Hopewell’s “dressing room” was a curtained quadrant in a large former banquet room, the walls lined with expired, floral-print mattresses to form a sound barrier between the hall and Oneida’s all-day performance next door. From there, we could covet the superior rider beer of our neighboring bands (e.g., No Age’s Kölsch to our Corona), and eavesdrop on the banter between other bands, had there been anyone back there at all, ever—which there wasn’t.
I assumed that artists’ catering might be the place where musicians would actually commingle outside of watching shows together and the occasional Ping-Pong game at the table where Animal Collective and then Akron/Family held court. But seating in the dining area was strict. There formed the Hopewell lunch table, the Shellac lunch table, the Black Moth Super Rainbow lunch table, like an indie-rock high-school cafeteria. Such segregation would make it more of a challenge for band members to hand out copies of their solo projects to other bands further up in the hierarchy of notoriety… hypothetically.

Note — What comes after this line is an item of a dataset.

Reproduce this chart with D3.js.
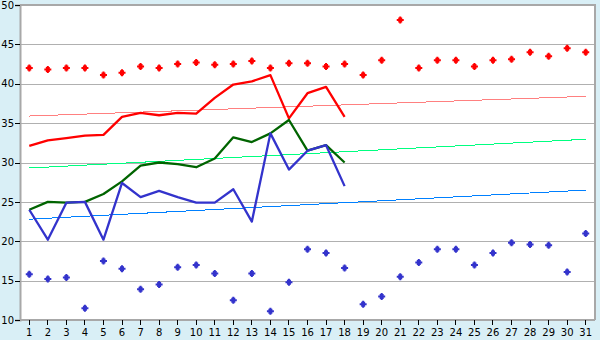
<!DOCTYPE html>
<html><head><meta charset="utf-8">
<script src="https://cdn.jsdelivr.net/npm/d3@7"></script>
<style>body{margin:0;background:#d9eff6;}svg{display:block;}</style>
</head><body><svg id="c" width="600" height="340"></svg>
<script>
const days = d3.range(1, 32).map(String);
const yTicks = [10, 15, 20, 25, 30, 35, 40, 45, 50];
const redDots = [42.0,41.8,42.0,42.0,41.1,41.4,42.2,42.0,42.5,42.7,42.4,42.5,42.9,42.0,42.6,42.6,42.2,42.5,41.1,43.0,48.1,42.0,43.0,43.0,42.2,43.0,43.1,44.0,43.5,44.5,44.0];
const blueDots = [15.8,15.2,15.4,11.5,17.5,16.5,13.9,14.5,16.7,17.0,15.9,12.5,15.9,11.1,14.8,19.0,18.5,16.6,12.0,13.0,15.5,17.3,19.0,19.0,17.0,18.5,19.8,19.6,19.5,16.1,21.0];
const redLine = [32.1,32.8,33.1,33.4,33.5,35.8,36.3,36.0,36.3,36.2,38.2,39.9,40.3,41.1,35.6,38.8,39.6,35.8];
const greenLine = [24.0,25.0,24.9,25.0,26.0,27.6,29.6,30.0,29.8,29.4,30.5,33.2,32.6,33.7,35.4,31.5,32.2,30.0];
const blueLine = [24.0,20.2,24.9,25.0,20.2,27.4,25.6,26.4,25.6,24.9,24.9,26.6,22.5,33.7,29.1,31.5,32.2,27.0];
const trendRed = [35.9, 38.4];
const trendGreen = [29.3, 32.95];
const trendBlue = [22.8, 26.5];

const svg = d3.select("#c");
const L = 20, R = 595, T = 5, B = 320;
const x = d3.scaleBand().domain(days).range([L, R]);
const cx = d => x(d) + x.bandwidth() / 2;
const y = d3.scaleLinear().domain([10, 50]).range([B, T]);
const FONT = "DejaVu Sans";
const FS = 10;

svg.append("rect").attr("x", L).attr("y", T).attr("width", R - L).attr("height", B - T).attr("fill", "#fff");

// grid
svg.append("g").selectAll("line").data(yTicks.slice(1)).join("line")
  .attr("x1", L).attr("x2", R).attr("y1", d => Math.round(y(d)) + 0.5).attr("y2", d => Math.round(y(d)) + 0.5)
  .attr("stroke", "#b0b0b0").attr("stroke-width", 1.5).attr("shape-rendering", "crispEdges");

// border right/top
svg.append("path").attr("d", `M${L},${T}H${R}V${B}`).attr("fill", "none").attr("stroke", "#a8a8a8").attr("stroke-width", 2).attr("shape-rendering", "crispEdges");

// axes
const yAxis = d3.axisLeft(y).tickValues(yTicks).tickSize(5).tickPadding(1);
const gy = svg.append("g").attr("transform", `translate(${L},0)`).call(yAxis);
gy.select(".domain").attr("stroke", "#a8a8a8").attr("stroke-width", 2);
gy.selectAll(".tick line").attr("stroke", "#000");
gy.selectAll("text").attr("font-family", FONT).attr("font-size", FS).attr("fill", "#000");

const xAxis = d3.axisBottom(x).tickSize(5).tickPadding(4);
const gx = svg.append("g").attr("transform", `translate(0,${B})`).call(xAxis);
gx.select(".domain").attr("stroke", "#a8a8a8").attr("stroke-width", 2).attr("d", `M${L},0H${R}`);
gx.selectAll(".tick line").attr("stroke", "#000");
gx.selectAll("text").attr("font-family", FONT).attr("font-size", FS).attr("fill", "#000");
svg.selectAll(".tick line").attr("shape-rendering", "crispEdges");

// trend lines
function trend(vals, color) {
  svg.append("line").attr("x1", cx(days[0])).attr("x2", cx(days[30]))
    .attr("y1", y(vals[0])).attr("y2", y(vals[1]))
    .attr("stroke", color).attr("stroke-width", 1).attr("shape-rendering", "crispEdges");
}
trend(trendRed, "#ff8080");
trend(trendGreen, "#00ff80");
trend(trendBlue, "#0080ff");

// lines
const line = d3.line().x((d, i) => cx(days[i])).y(d => y(d));
function drawLine(vals, color) {
  svg.append("path").datum(vals).attr("d", line).attr("fill", "none")
    .attr("stroke", color).attr("stroke-width", 2.3).attr("stroke-linejoin", "round");
}
drawLine(redLine, "#ff0000");
drawLine(greenLine, "#006400");
drawLine(blueLine, "#3333cc");

// markers
const mk = "M-1,-3.5H1V-2.5H2V-1H3.5V1H2V2.5H1V3.5H-1V2.5H-2V1H-3.5V-1H-2V-2.5H-1Z";
function dots(vals, color) {
  svg.append("g").selectAll("path").data(vals).join("path")
    .attr("transform", (d, i) => `translate(${cx(days[i])},${y(d)})`)
    .attr("d", mk).attr("fill", color);
}
dots(redDots, "#ff0000");
dots(blueDots, "#3333cc");
</script></body></html>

For the first two-and-a-half days of the festival, we indulged in classic fan behavior. At least I, being a lowly chorus member unburdened with the logistical responsibilities of the core Hopewellians, was free to meander, bounce back and forth between the stages, and spend a good percentage of my first 18 hours on site recreationally stalking Nick Cave. The minutes before our set were the only tense ones. Our preshow band meeting/pep talk/emergency rehearsal of daunting harmonies was truncated dramatically by last-minute orders from the stage manager to arrive early. While setting up, soundchecking and adorning the stage with fake ivy, as is Hopewell custom, Russo observed, “There’s no one here but my brothers.” Mild panic in the choir.

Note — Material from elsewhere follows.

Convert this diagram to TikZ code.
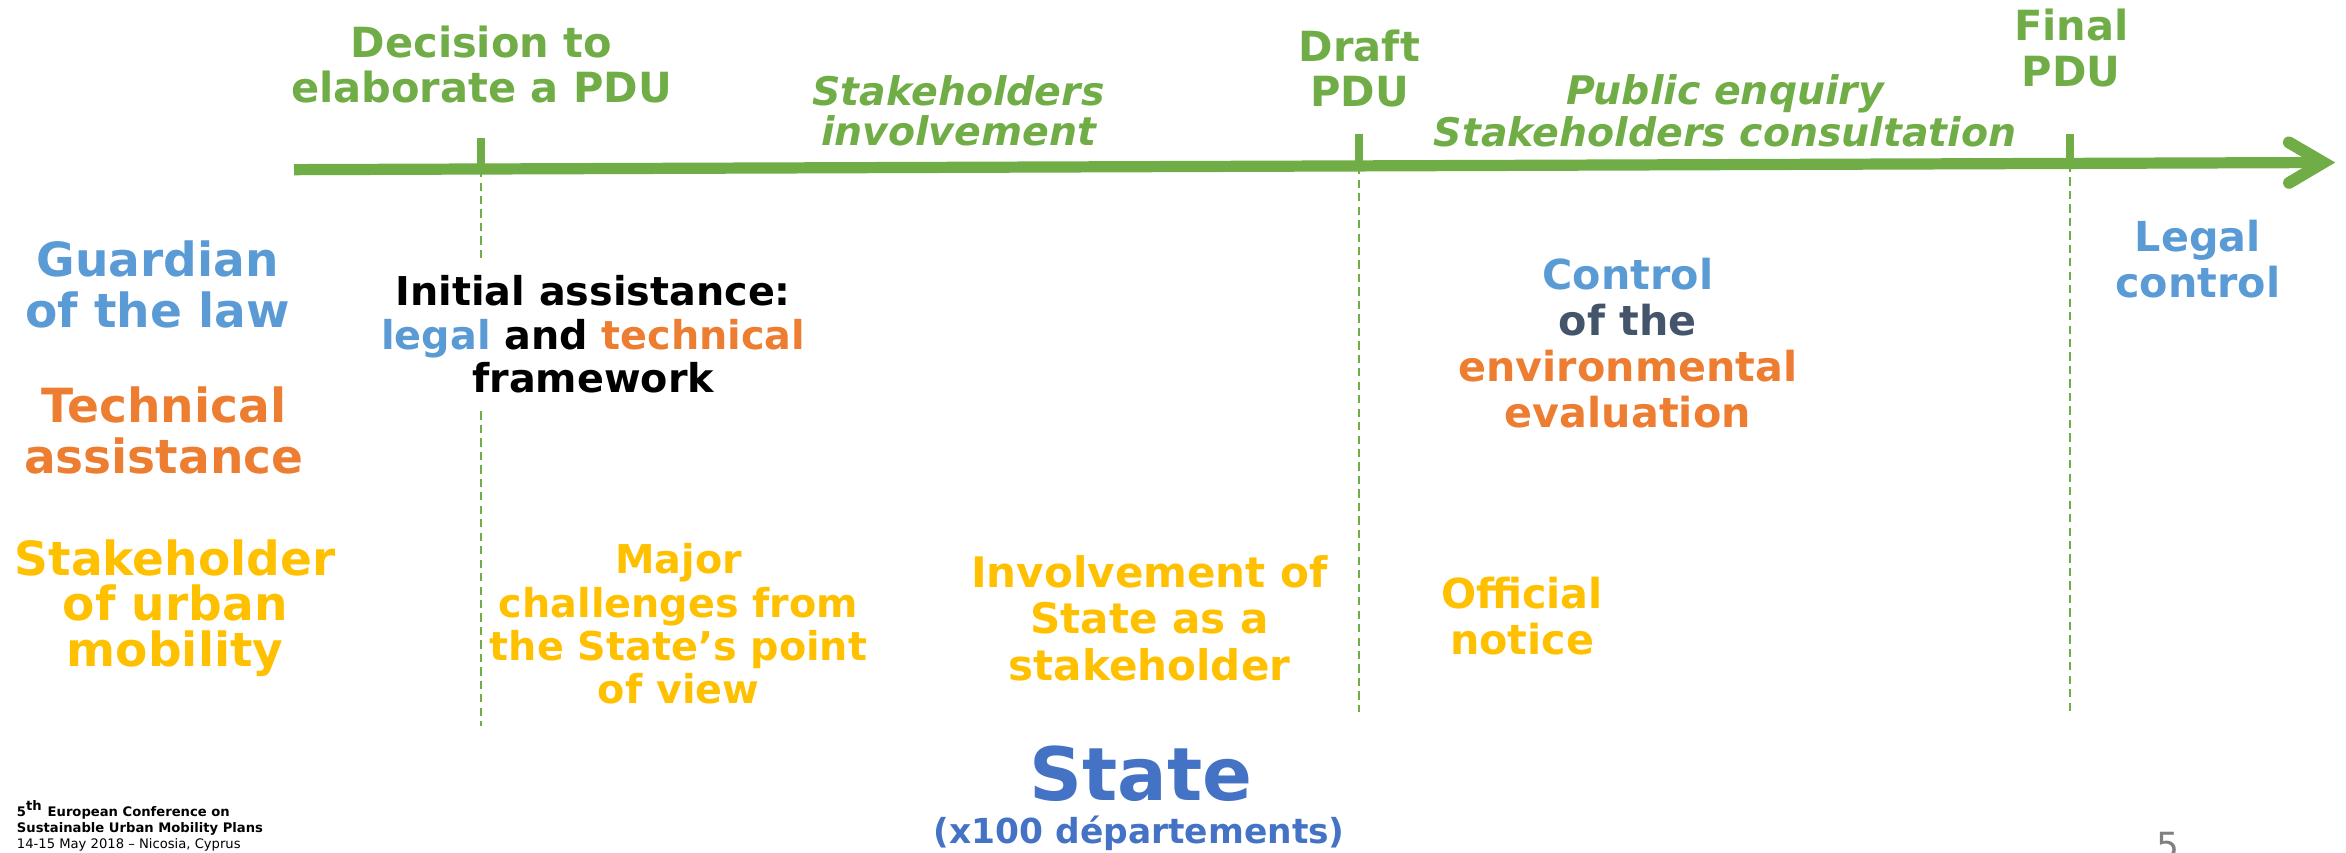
\documentclass[tikz,border=0pt]{standalone}
\usepackage{fontspec}
\setmainfont{DejaVu Sans}
\usepackage{xcolor}
\usetikzlibrary{arrows.meta}
\definecolor{pdugreen}{HTML}{70AD47}
\definecolor{lawblue}{HTML}{5B9BD5}
\definecolor{techorange}{HTML}{ED7D31}
\definecolor{stakeyellow}{HTML}{FFC000}
\definecolor{stateblue}{HTML}{4472C4}
\definecolor{slate}{HTML}{44546A}
\newcommand{\fsz}[2]{\fontsize{#1}{#2}\selectfont}

\begin{document}
\begin{tikzpicture}[x=0.2mm, y=-0.2mm,
every node/.style={align=center, inner sep=0pt, anchor=base},
stage/.style={text=pdugreen, font=\bfseries\fsz{15.8}{17.2}},
phase/.style={text=pdugreen, font=\bfseries\itshape\fsz{15}{#1}},
role/.style={font=\bfseries\fsz{17.9}{#1}},
task/.style={font=\bfseries\fsz{15.7}{17.5}},
milestone/.style={draw=pdugreen, line width=1mm},
guide/.style={draw=pdugreen, line width=0.22mm, dash pattern=on 1.1mm off 0.7mm}]
\useasboundingbox (0,0) rectangle (1568,570);

\foreach \i/\x/\y/\t/\e in {1/321.5/113/92/485, 2/908.3/111.1/89.8/476, 3/1383.5/109.6/89.8/476}{
  \coordinate (m\i) at (\x,\y);
  \coordinate (m\i top) at (\x,\t);
  \coordinate (m\i end) at (\x,\e);
}
\coordinate (t0) at (196.5,113.4);
\coordinate (t1) at (1560.8,108.6);

\foreach \i in {1,2,3} \draw[guide] (m\i) -- (m\i end);
\draw[pdugreen, line width=1.5mm,
  -{Straight Barb[length=4.6mm, width=5.4mm, line width=1.6mm, line cap=round, line join=miter]}] (t0) -- (t1);
\foreach \i in {1,2,3} \draw[milestone] (m\i) -- (m\i top);

\node[stage] (dec) at (321.8,68.6) {Decision to\\elaborate a PDU};
\node[phase=15] (inv) at (640.7,97.1) {Stakeholders\\involvement};
\node[stage] (draft) at (908.6,71.3) {Draft\\PDU};
\node[phase=13.7] (cons) at (1153,97.6) {Public enquiry\\Stakeholders consultation};
\node[stage] (final) at (1384.4,57.5) {Final\\PDU};

\node[role=19.5, text=lawblue] (law) at (105.4,218.8) {Guardian\\of the law};
\node[role=19.3, text=techorange] (tech) at (109.5,316.4) {Technical\\assistance};
\node[role=17.4, text=stakeyellow] (urb) at (117.1,445.6) {Stakeholder\\of urban\\mobility};

\node[font=\bfseries\fsz{15.1}{16.5}, fill=white, inner xsep=1mm, inner ysep=2.2mm] (init) at (396.5,262.5)
  {Initial assistance:\\\textcolor{lawblue}{legal} and \textcolor{techorange}{technical}\\framework};
\node[font=\bfseries\fsz{15.1}{16.4}, text=stakeyellow] (maj) at (453.5,470.1)
  {Major\\challenges from\\the State’s point\\of view};
\node[font=\bfseries\fsz{16}{17.6}, text=stakeyellow] (sta) at (768.3,454.5)
  {Involvement of\\State as a\\stakeholder};
\node[task] (env) at (1088,285.8)
  {\textcolor{lawblue}{Control}\\\textcolor{slate}{of the}\\\textcolor{techorange}{environmental}\\\textcolor{techorange}{evaluation}};
\node[task, text=stakeyellow] (off) at (1017.3,437.2) {Official\\notice};
\node[task, text=lawblue] (leg) at (1469,199) {Legal\\control};

\node[text=stateblue, font=\bfseries\fsz{28}{30}] (state) at (762.8,534.7) {State};
\node[text=stateblue, font=\bfseries\fsz{13.1}{15}] (dep) at (761.4,563.7) {(x100 départements)};

\node[anchor=base west, align=left, font=\fsz{5}{6.1}] (conf) at (11,567)
  {\textbf{5\textsuperscript{th} European Conference on}\\\textbf{Sustainable Urban Mobility Plans}\\14-15 May 2018 – Nicosia, Cyprus};
\node[anchor=north, text=black!50, font=\fsz{13.7}{15}] (page) at (1449,556) {5};
\end{tikzpicture}
\end{document}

But as set-up progressed, and we retreated to the back door for procrastination cigarettes, the room was populated, just like every set for every band at ATP had gone. And by the guitar-noise intro, we had a proper audience that stretched far back into the weird, low-ceilinged banquet hall that was Stage 2. There was a clear line between the Pitchfork-touted newcomers and the Lips’-curated, dedicatedly weird rock lifers, and the most victorious moment for Hopewell, in retrospect, was being counted among the latter, and playing a set that fit in so eloquently."